Earwax harbors bacteria that produce compounds called volatile fatty acids. Meat also emanates these compounds, “so a roach could go in to explore and then get stuck,” Schal says. Likewise, nasal secretions might be appealing to a roach hunting for a midnight snack.
Though they might see your ears as snacking territory, roaches aren’t parasites.
“The roach is not really interested in being on a human, and he wouldn’t be if the human was awake,” Schal notes. That’s why almost all roach invasions happen while the person is asleep.
They also don’t tend to be big. Though the roach in the Indian video seems large, Schal could tell immediately it was young and likely a nymph, or pre-adult form, of Periplaneta, a group that includes the large American cockroach sometimes found in houses. (See "Giant Roaches Can Grow Big Testicles When They Need Them.")
Given its small size, Schal says it’s plausible that the roach could have gotten pretty far into the sinuses. The nasal cavity and sinuses are larger than you might think, extending between the eyes and into the cheekbones, and since these are air-filled spaces, an insect can survive in there for a while.
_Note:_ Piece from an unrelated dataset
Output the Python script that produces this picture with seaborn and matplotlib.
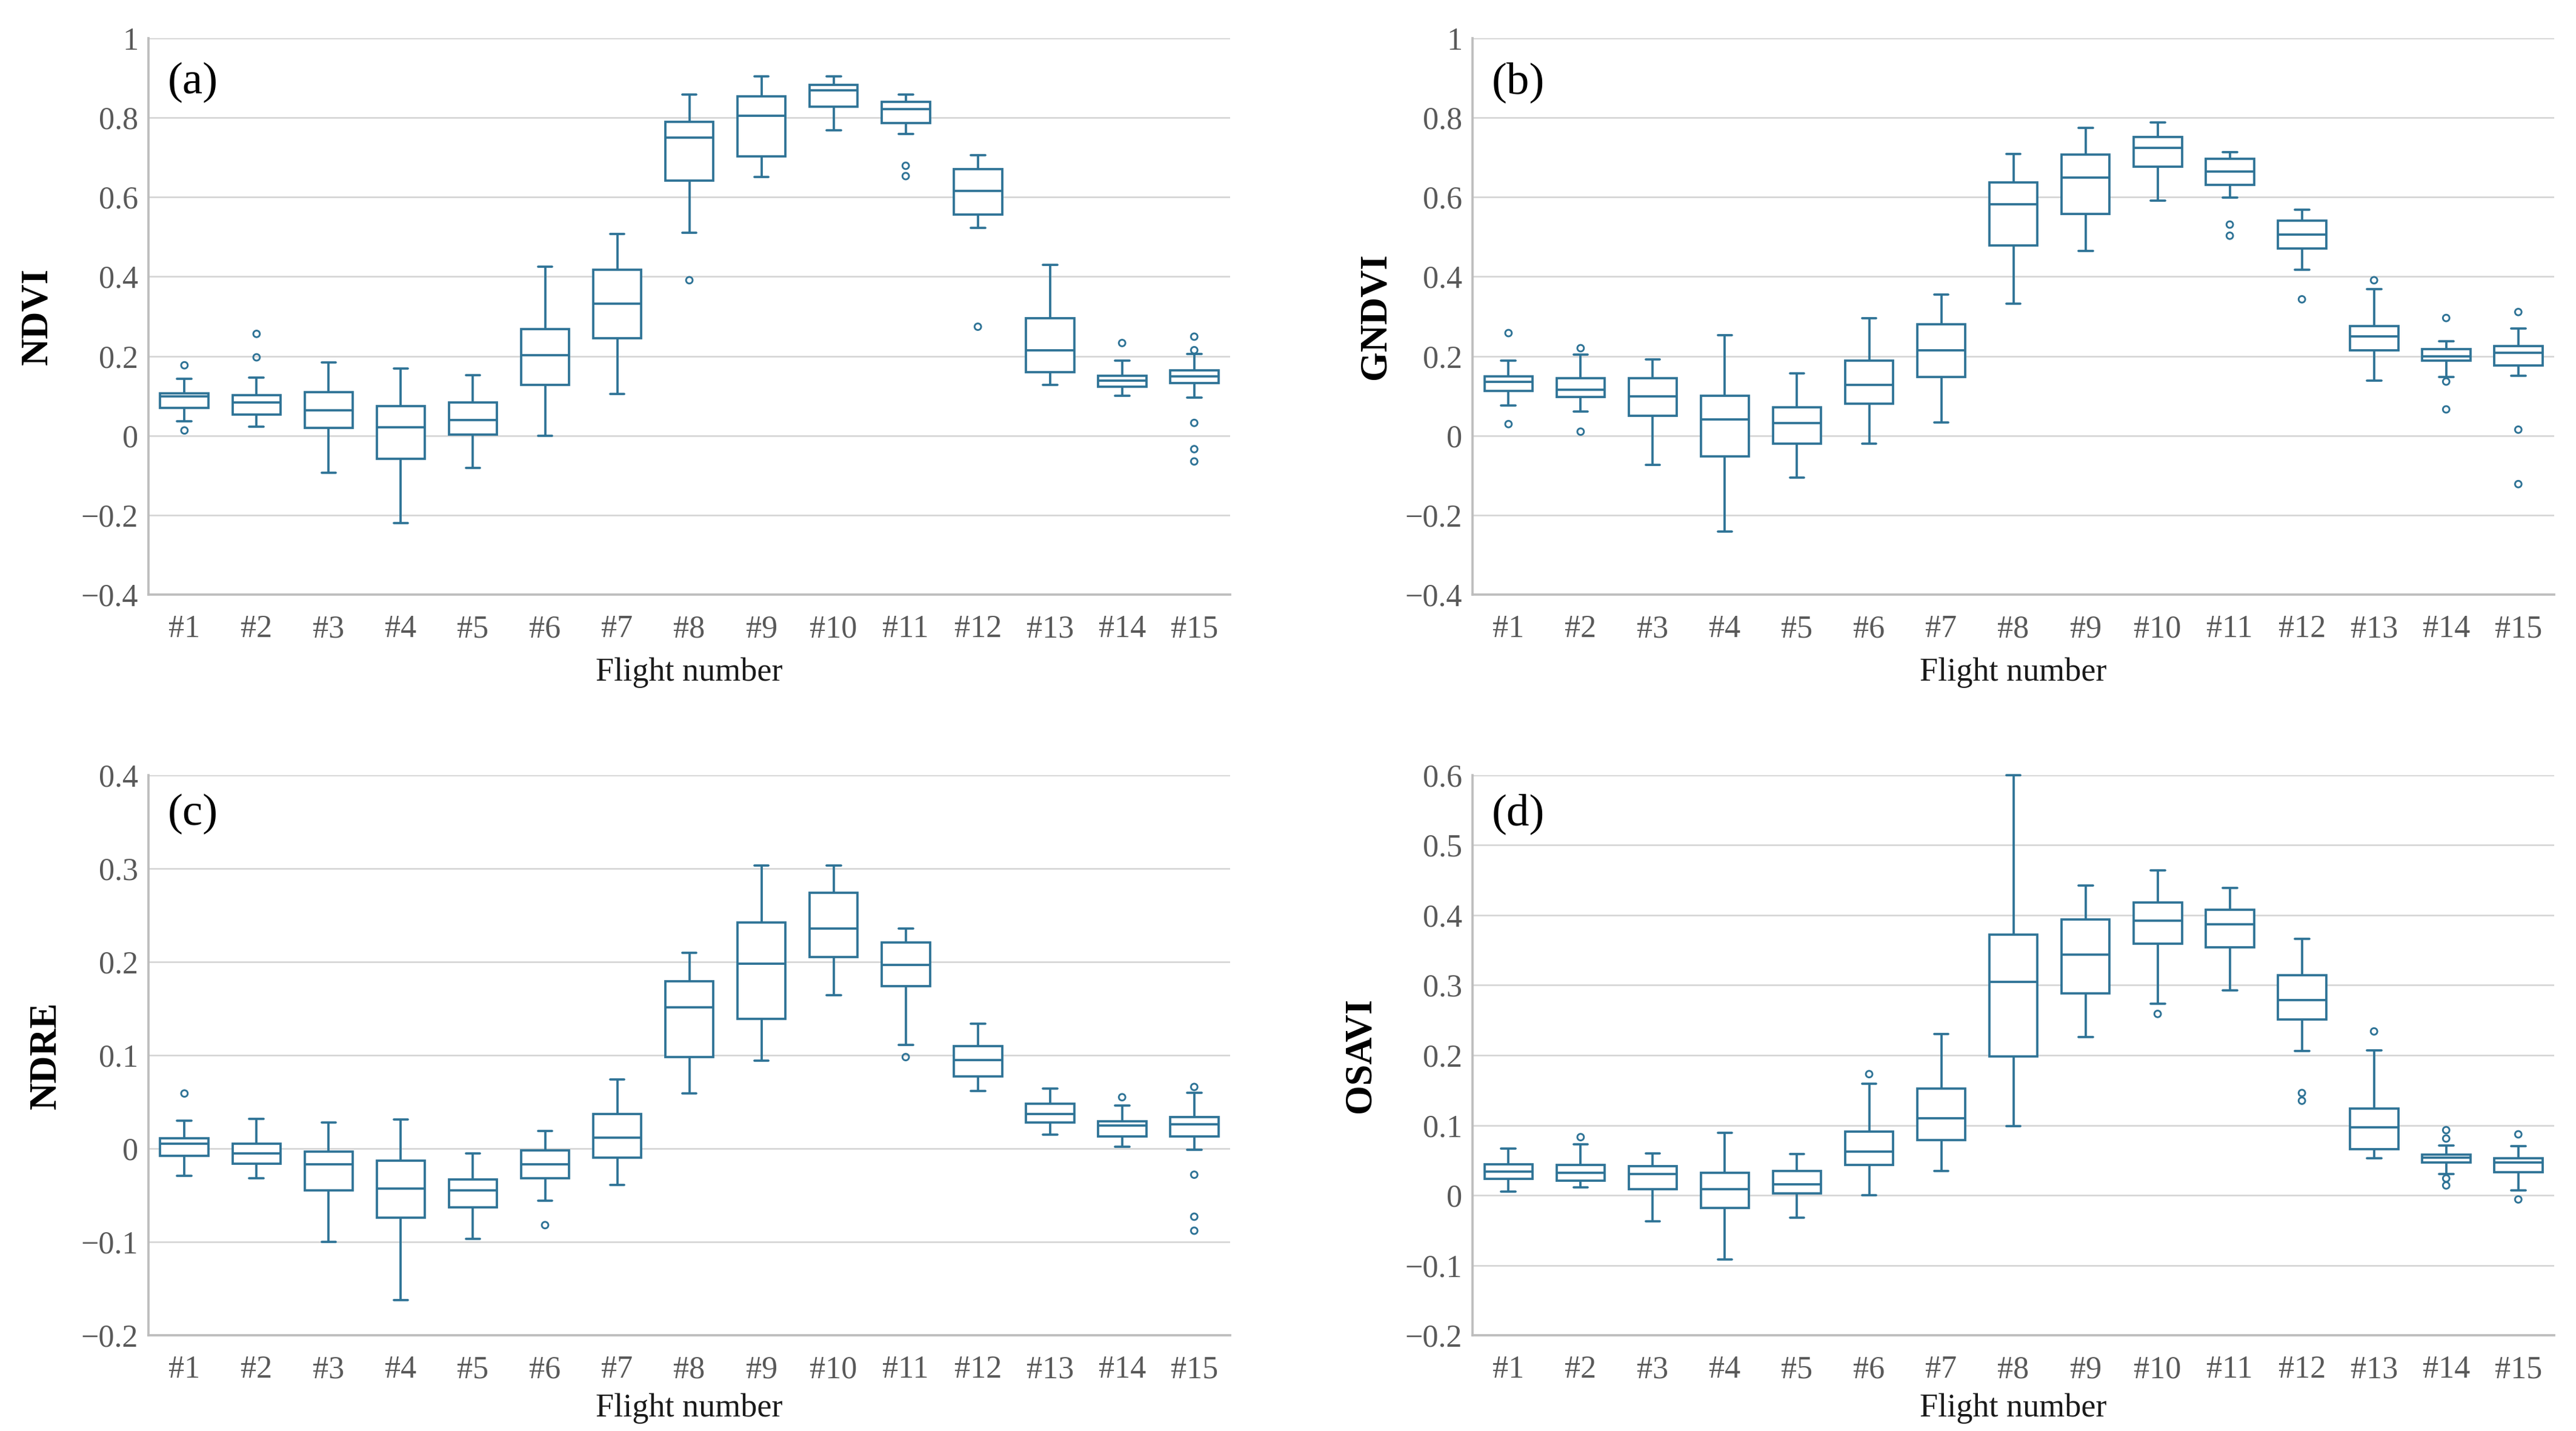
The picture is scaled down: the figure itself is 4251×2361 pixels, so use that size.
import numpy as np
import pandas as pd
import matplotlib
matplotlib.use("Agg")
import matplotlib.pyplot as plt
import seaborn as sns
from matplotlib.ticker import MultipleLocator, FuncFormatter

flights = [f"#{i}" for i in range(1, 16)]

# ---------------- NDVI (a) ----------------
ndvi_lo  = [0.036, 0.022, -0.094, -0.220, -0.082, 0.000, 0.105, 0.510, 0.651, 0.768, 0.759, 0.523, 0.128, 0.100, 0.096]
ndvi_q1  = [0.069, 0.053, 0.020, -0.059, 0.002, 0.127, 0.245, 0.641, 0.703, 0.827, 0.787, 0.556, 0.159, 0.123, 0.132]
ndvi_med = [0.098, 0.083, 0.063, 0.021, 0.039, 0.203, 0.332, 0.750, 0.805, 0.869, 0.821, 0.616, 0.214, 0.139, 0.149]
ndvi_q3  = [0.107, 0.101, 0.109, 0.075, 0.084, 0.268, 0.418, 0.789, 0.854, 0.882, 0.840, 0.671, 0.296, 0.151, 0.164]
ndvi_hi  = [0.143, 0.146, 0.184, 0.169, 0.152, 0.425, 0.508, 0.858, 0.904, 0.904, 0.858, 0.705, 0.429, 0.188, 0.205]
ndvi_out_flight = ["#1", "#1", "#2", "#2", "#8", "#11", "#11", "#12", "#14", "#15", "#15", "#15", "#15", "#15"]
ndvi_out_value  = [0.177, 0.013, 0.256, 0.197, 0.391, 0.679, 0.653, 0.274, 0.233, 0.249, 0.215, 0.032, -0.034, -0.065]

# ---------------- GNDVI (b) ----------------
gndvi_lo  = [0.076, 0.060, -0.073, -0.242, -0.105, -0.020, 0.033, 0.332, 0.464, 0.592, 0.599, 0.418, 0.138, 0.147, 0.151]
gndvi_q1  = [0.113, 0.097, 0.050, -0.053, -0.020, 0.081, 0.147, 0.479, 0.558, 0.676, 0.631, 0.471, 0.214, 0.188, 0.176]
gndvi_med = [0.136, 0.116, 0.098, 0.041, 0.031, 0.128, 0.215, 0.582, 0.650, 0.724, 0.665, 0.506, 0.250, 0.199, 0.209]
gndvi_q3  = [0.149, 0.144, 0.144, 0.100, 0.071, 0.189, 0.280, 0.637, 0.707, 0.752, 0.697, 0.541, 0.276, 0.217, 0.226]
gndvi_hi  = [0.188, 0.204, 0.191, 0.253, 0.157, 0.296, 0.355, 0.709, 0.775, 0.788, 0.713, 0.569, 0.368, 0.238, 0.270]
gndvi_out_flight = ["#1", "#1", "#2", "#2", "#11", "#11", "#12", "#13", "#14", "#14", "#14", "#15", "#15", "#15"]
gndvi_out_value  = [0.258, 0.029, 0.220, 0.010, 0.531, 0.503, 0.343, 0.391, 0.296, 0.136, 0.066, 0.311, 0.015, -0.122]

# ---------------- NDRE (c) ----------------
ndre_lo  = [-0.029, -0.032, -0.100, -0.162, -0.097, -0.056, -0.039, 0.059, 0.094, 0.164, 0.111, 0.062, 0.015, 0.002, -0.001]
ndre_q1  = [-0.008, -0.016, -0.045, -0.074, -0.063, -0.032, -0.010, 0.098, 0.139, 0.205, 0.174, 0.077, 0.028, 0.013, 0.013]
ndre_med = [0.005, -0.005, -0.017, -0.043, -0.045, -0.017, 0.012, 0.151, 0.198, 0.236, 0.197, 0.095, 0.037, 0.025, 0.026]
ndre_q3  = [0.011, 0.005, -0.003, -0.013, -0.033, -0.002, 0.037, 0.179, 0.242, 0.274, 0.221, 0.110, 0.048, 0.029, 0.034]
ndre_hi  = [0.030, 0.032, 0.028, 0.031, -0.005, 0.019, 0.074, 0.210, 0.303, 0.303, 0.236, 0.134, 0.064, 0.046, 0.060]
ndre_out_flight = ["#1", "#6", "#11", "#14", "#15", "#15", "#15", "#15"]
ndre_out_value  = [0.059, -0.082, 0.098, 0.055, 0.066, -0.028, -0.073, -0.088]

# ---------------- OSAVI (d) ----------------
osavi_lo  = [0.005, 0.011, -0.037, -0.092, -0.032, 0.000, 0.035, 0.099, 0.226, 0.274, 0.293, 0.206, 0.053, 0.030, 0.007]
osavi_q1  = [0.023, 0.021, 0.009, -0.018, 0.003, 0.043, 0.079, 0.198, 0.288, 0.359, 0.354, 0.251, 0.066, 0.047, 0.033]
osavi_med = [0.034, 0.032, 0.030, 0.009, 0.016, 0.062, 0.110, 0.305, 0.344, 0.392, 0.387, 0.279, 0.097, 0.054, 0.047]
osavi_q3  = [0.044, 0.043, 0.042, 0.032, 0.035, 0.091, 0.152, 0.372, 0.394, 0.418, 0.408, 0.314, 0.124, 0.058, 0.053]
osavi_hi  = [0.067, 0.073, 0.060, 0.089, 0.059, 0.159, 0.230, 0.600, 0.442, 0.464, 0.439, 0.366, 0.207, 0.071, 0.070]
osavi_out_flight = ["#2", "#6", "#10", "#12", "#12", "#13", "#14", "#14", "#14", "#14", "#15", "#15"]
osavi_out_value  = [0.083, 0.173, 0.259, 0.146, 0.135, 0.234, 0.093, 0.081, 0.024, 0.014, 0.087, -0.006]

# ---------------- style ----------------
sns.set_theme(style="whitegrid")
plt.rcParams['font.family'] = ['Liberation Serif', 'DejaVu Serif']
plt.rcParams['axes.unicode_minus'] = True

LINE = "#2E7396"
GRID = "#D3D3D3"
SPINE = "#BDBDBD"
TICK = "#595959"

fig = plt.figure(figsize=(4251 / 300, 2361 / 300), dpi=300)


def fmt(v, pos):
    v = round(v, 6)
    if abs(v) < 1e-9:
        return "0"
    return f"{v:g}".replace("-", "\u2212")


def panel(rect, name, lo, q1, med, q3, hi, of, ov, ylim, step, letter, letter_y, ylab_x, xlab_y):
    ax = fig.add_axes(rect)
    stats = np.column_stack([lo, q1, med, q3, hi])
    df = pd.DataFrame({"Flight": np.repeat(flights, 5), "value": stats.ravel()})
    sns.boxplot(data=df, x="Flight", y="value", order=flights, ax=ax,
                whis=(0, 100), width=0.67, color="white", linecolor=LINE,
                linewidth=0.9, fliersize=0, capwidths=0.2)
    for ln in ax.lines:
        ln.set_clip_on(False)
    fd = pd.DataFrame({"Flight": of, "value": ov})
    sns.stripplot(data=fd, x="Flight", y="value", order=flights, ax=ax,
                  jitter=False, size=2.6, color=LINE, facecolors="none",
                  edgecolor=LINE, linewidth=0.7, zorder=4)
    ax.set_xlim(-0.5, 14.5)
    ax.set_ylim(*ylim)
    ax.yaxis.set_major_locator(MultipleLocator(step))
    ax.yaxis.set_major_formatter(FuncFormatter(fmt))
    ax.grid(axis="y", color=GRID, linewidth=0.6)
    ax.grid(axis="x", visible=False)
    ax.set_axisbelow(True)
    for s in ["top", "right"]:
        ax.spines[s].set_visible(False)
    for s in ["left", "bottom"]:
        ax.spines[s].set_color(SPINE)
        ax.spines[s].set_linewidth(0.9)
    ax.tick_params(axis="both", length=0, labelsize=12.5, colors=TICK)
    ax.tick_params(axis="x", pad=8)
    ax.tick_params(axis="y", pad=4)
    ax.set_ylabel(name, fontsize=15, fontweight="bold", color="black")
    ax.yaxis.set_label_coords(ylab_x, 0.5)
    ax.set_xlabel("Flight number", fontsize=13, color="#1a1a1a")
    ax.xaxis.set_label_coords(0.5, xlab_y)
    ax.xaxis.label.set_va("center")
    ax.yaxis.label.set_va("center")
    ax.text(0.018, letter_y, letter, transform=ax.transAxes, fontsize=18,
            va="center", ha="left", color="black")
    return ax


W = 0.42
panel([0.0576, 0.5845, W, 0.3888], "NDVI", ndvi_lo, ndvi_q1, ndvi_med, ndvi_q3, ndvi_hi,
      ndvi_out_flight, ndvi_out_value, (-0.4, 1.0), 0.2, "(a)", 0.92, -0.102, -0.140)
panel([0.5716, 0.5845, W, 0.3888], "GNDVI", gndvi_lo, gndvi_q1, gndvi_med, gndvi_q3, gndvi_hi,
      gndvi_out_flight, gndvi_out_value, (-0.4, 1.0), 0.2, "(b)", 0.92, -0.089, -0.140)
panel([0.0576, 0.0669, W, 0.3914], "NDRE", ndre_lo, ndre_q1, ndre_med, ndre_q3, ndre_hi,
      ndre_out_flight, ndre_out_value, (-0.2, 0.4), 0.1, "(c)", 0.93, -0.094, -0.131)
panel([0.5716, 0.0669, W, 0.3914], "OSAVI", osavi_lo, osavi_q1, osavi_med, osavi_q3, osavi_hi,
      osavi_out_flight, osavi_out_value, (-0.2, 0.6), 0.1, "(d)", 0.93, -0.103, -0.131)

fig.savefig("out.png", dpi=300, facecolor="white")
How long? “Maybe one of your readers will volunteer to stuff a roach up their nose and see,” quips entomologist Gwen Pearson, insect education and outreach coordinator at Purdue University. (We were joking; don’t do that.)
The point is, no one really knows, but you’re usually better off with the insect staying alive until you can get to an emergency room for professional extraction, for unpleasant reasons you’ll read soon.
A roach in the nose is not as bad as it gets.
Some leeches are known to enter any orifice they can find, including the eyes, vagina, urethra, or rectum.
In 2010, scientists described a particularly unnerving leech species in Peru with huge teeth and dubbed it Tyranobdella rex, or T. rex. So far it has been found only in nostrils (which is reportedly quite painful), but similar species turn up in other orifices, so it’s probably just a matter of time. Hopefully there won’t be a video.
Apart from intestinal parasites, few species brave the human rectum. Flies are not picky, though, and will invade and consume human flesh by laying eggs that hatch into maggots. And that’s a common enough problem that there’s a medical term for maggot infestation: myiasis, reported throughout human history, including in the eyes and rectum. One particularly detailed report in 1783 describes a Jamaican surgeon’s attempts to remove maggots from a patient’s nose using everything from rum to powdered mercury blown up the man’s nostrils.
Other insects might get there by accident, as in the cockroach that turned up in a 52-year-old American woman’s colon during a routine colonoscopy. She had a roach infestation at home, and doctors suspected she somehow swallowed it whole. Endoscopies, they note, have also turned up ants, ladybugs, yellow jackets, and wasps (ouch).
If you feel the panic mounting, don't worry. If an insect does crawl into your nose or ear, the worst thing that can happen is an infection (rarely, it can spread from the sinuses to the brain).
Though people think of roaches as dirty and covered in bacteria, they actually groom themselves constantly, Schal says. Your biggest risk is crushing the roach while trying to remove it, releasing the copious bacteria in its gut—that can lead to an infection. (For more on the positive side of roaches, learn why cockroaches made it onto our list of all-star animal dads.)
And in most places, the odds of waking up with an insect inside you are slim. Reports are most common in the tropics, where there are more insects, and in cases of severe insect infestations in the home.
Lastly, don’t believe every horror story you see online. “I see so many fake videos of spiders in people’s skin,” says Purdue's Pearson.
A bogus report that a spider climbed into a man's appendectomy scar, for instance, made the rounds online, but spiders don’t burrow into wounds, and certainly can’t climb around under your skin.
Your best chance of keeping insects out of you is to eliminate infestations in your house, for instance by making sure food is put away and secured, and keeping food out of the bedroom.
"The insects are all around us," Pearson says, "and it will all be OK.”